LAWS(PVC)-1934-12-175

JINNAPPA MAHADEVAPPA KUDACHI Vs. CHIMMAVA KRISHNAPPA KOCHARI

Decided On December 03, 1934
JINNAPPA MAHADEVAPPA KUDACHI Appellant
V/S
CHIMMAVA KRISHNAPPA KOCHARI Respondents

JUDGEMENT

(1.) I regret the judgment, "which I am about to deliver in this case; and I wish I could decide the case in favour of the respondents. The question raised is not directly covered by any decision of this Court; but, it is one which can be answered only in one way on principles of Hindu law. The question is whether a portion of a joins family immovable property can be gifted by a Hindu father to his daughter, for her maintenance, who had looked after him in his old age and for whom ho had great love and affection. The question is answered in the affirmative by both the Courts, but on different grounds. The trial Court considers that a Hindu father has the power to make a gift of a reasonable portion of immovable property to his daughter, and relies, in support of its judgment, on Sundararamayya V/s. Sitamma (1911) 35 Mad. 628. The learned appellate Judge proceeds on the ground that the gift was not of immovable property but was of the income of lands which were given to her, and that, as gifts of immovable property in such cases are allowed, this gift was valid and could be maintained.

(2.) The facts are not in dispute. One Tammanna, a very old man, was a member of a joint and undivided Hindu family, along with one deaf and dumb son and the plaintiffs, his grandsons by a predeceased son. Apparently, Tammanna was a well- to-do man, possessed of a considerable number of lands; and had something like thirty-eight lands. Of these, he made the present gift by a writing registered. The writing shows that he gave the property to his daughter for her life, as she had nursed, him in his illness and he had great affection for her. There is no doubt that the daughter has been in possession of the property since then. The short question therefore is whether such a gift is valid under the Hindu law.
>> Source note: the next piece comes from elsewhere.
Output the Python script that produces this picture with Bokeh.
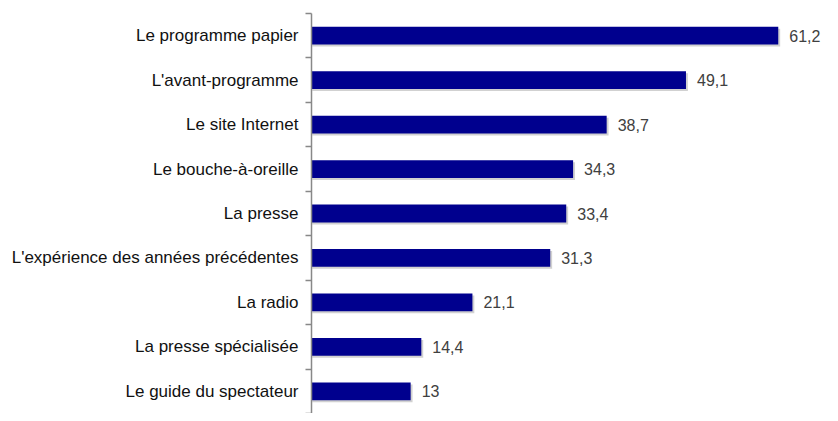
import numpy as np
from bokeh.plotting import figure
from bokeh.models import ColumnDataSource, FixedTicker, Range1d
from bokeh.core.properties import value
from bokeh.transform import dodge
from bokeh.embed import file_html
from bokeh.resources import INLINE

categories = ["Le programme papier", "L'avant-programme", "Le site Internet",
              "Le bouche-à-oreille", "La presse", "L'expérience des années précédentes",
              "La radio", "La presse spécialisée", "Le guide du spectateur"]
values = [61.2, 49.1, 38.7, 34.3, 33.4, 31.3, 21.1, 14.4, 13]
value_labels = ["61,2", "49,1", "38,7", "34,3", "33,4", "31,3", "21,1", "14,4", "13"]

n = len(categories)
ypos = [n - 1 - i + 0.5 for i in range(n)]

src = ColumnDataSource(dict(y=ypos, v=values, lab=value_labels, cat=categories))

p = figure(width=822, height=413, output_backend="svg", toolbar_location=None,
           x_range=Range1d(0, 67.0), y_range=Range1d(0, n),
           min_border_left=311, min_border_top=13, min_border_bottom=0, min_border_right=0)
p.outline_line_color = None
p.xgrid.visible = False
p.ygrid.visible = False
p.xaxis.visible = False

# soft shadow
p.hbar(y=dodge("y", -0.045, range=p.y_range), right=dodge("v", 0.25, range=p.x_range),
       left=0.1, height=0.4, source=src, fill_color="#999999", fill_alpha=0.45, line_color=None)
p.hbar(y="y", right="v", left=0, height=0.4, source=src,
       fill_color="#00008E", line_color=None)
p.text(x="v", y="y", text="lab", source=src, x_offset=11,
       text_baseline="middle", text_align="left",
       text_font=value("Liberation Sans"), text_font_size="16px", text_color="#404040")

ax = p.yaxis[0]
ax.ticker = FixedTicker(ticks=ypos, minor_ticks=list(range(n + 1)))
ax.major_label_overrides = {y: c for y, c in zip(ypos, categories)}
ax.major_tick_line_color = None
ax.major_tick_out = 6
ax.minor_tick_out = 6
ax.minor_tick_in = 0
ax.minor_tick_line_color = "#888888"
ax.minor_tick_line_width = 1.5
ax.axis_line_color = "#888888"
ax.axis_line_width = 1.5
ax.major_label_standoff = 7
ax.major_label_text_font = "Liberation Sans"
ax.major_label_text_font_size = "17px"
ax.major_label_text_color = "#111111"

open("out.html", "w").write(file_html(p, INLINE))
In my opinion, the principles are too clear for any doubt to arise. A Hindu father has, under certain circumstances, just as the manager of a joint Hindu family has, power to alienate property which is both movable and immovable; but the gift of immovable property is not one which comes within the exception. The ordinary principle is that each coparcener takes an interest by birth in the joint family property. Under the Mitakshara law no individual coparcener, whilst the family remains undivided, can even predicate of the coparceners property that he, that particular, has a definite share, much less either alienate it or gift it away or any part thereof, except under certain circumstances and subject to certain limitations. According to the texts, originally this prohibition applied even to the father as against his sons, but the restrictions on the father's power to alienate have been gradually removed, and it is clear that a Hindu father has a special power of disposal of ancestral property for certain purposes. Thus, the father may within reasonable limits gift away ancestral moveables without the consent of his sons for the purpose of performing indispensable acts of duty and for purposes prescribed by the texts as gifts through affection support of the family, relief from distress and so forth.

(3.) But even as to this, a gift of the whole of the ancestral moveable property to one son to the exclusion of another is not upheld by the Courts. Then, the Hindu father or a manager of a joint family may gift away, again within reasonable limits, ancestral immovable property for "pious purposes." But even here the gift must be made inter vivos and not by will. The third exception is that a Hindu father may sell or mortgage the joint family property to discharge an antecedent debt contracted by him for his own personal benefit and such an alienation would bind the sons, provided that the debt was not incurred for an immoral or unlawful purpose. I am not now referring to the power of a Hindu father, who is the manager of the joint family, to alienate the joint family property for a legal necessity or for any other similar justifying purpose. It is clear upon those well- established principles that the gift in the present case cannot be upheld.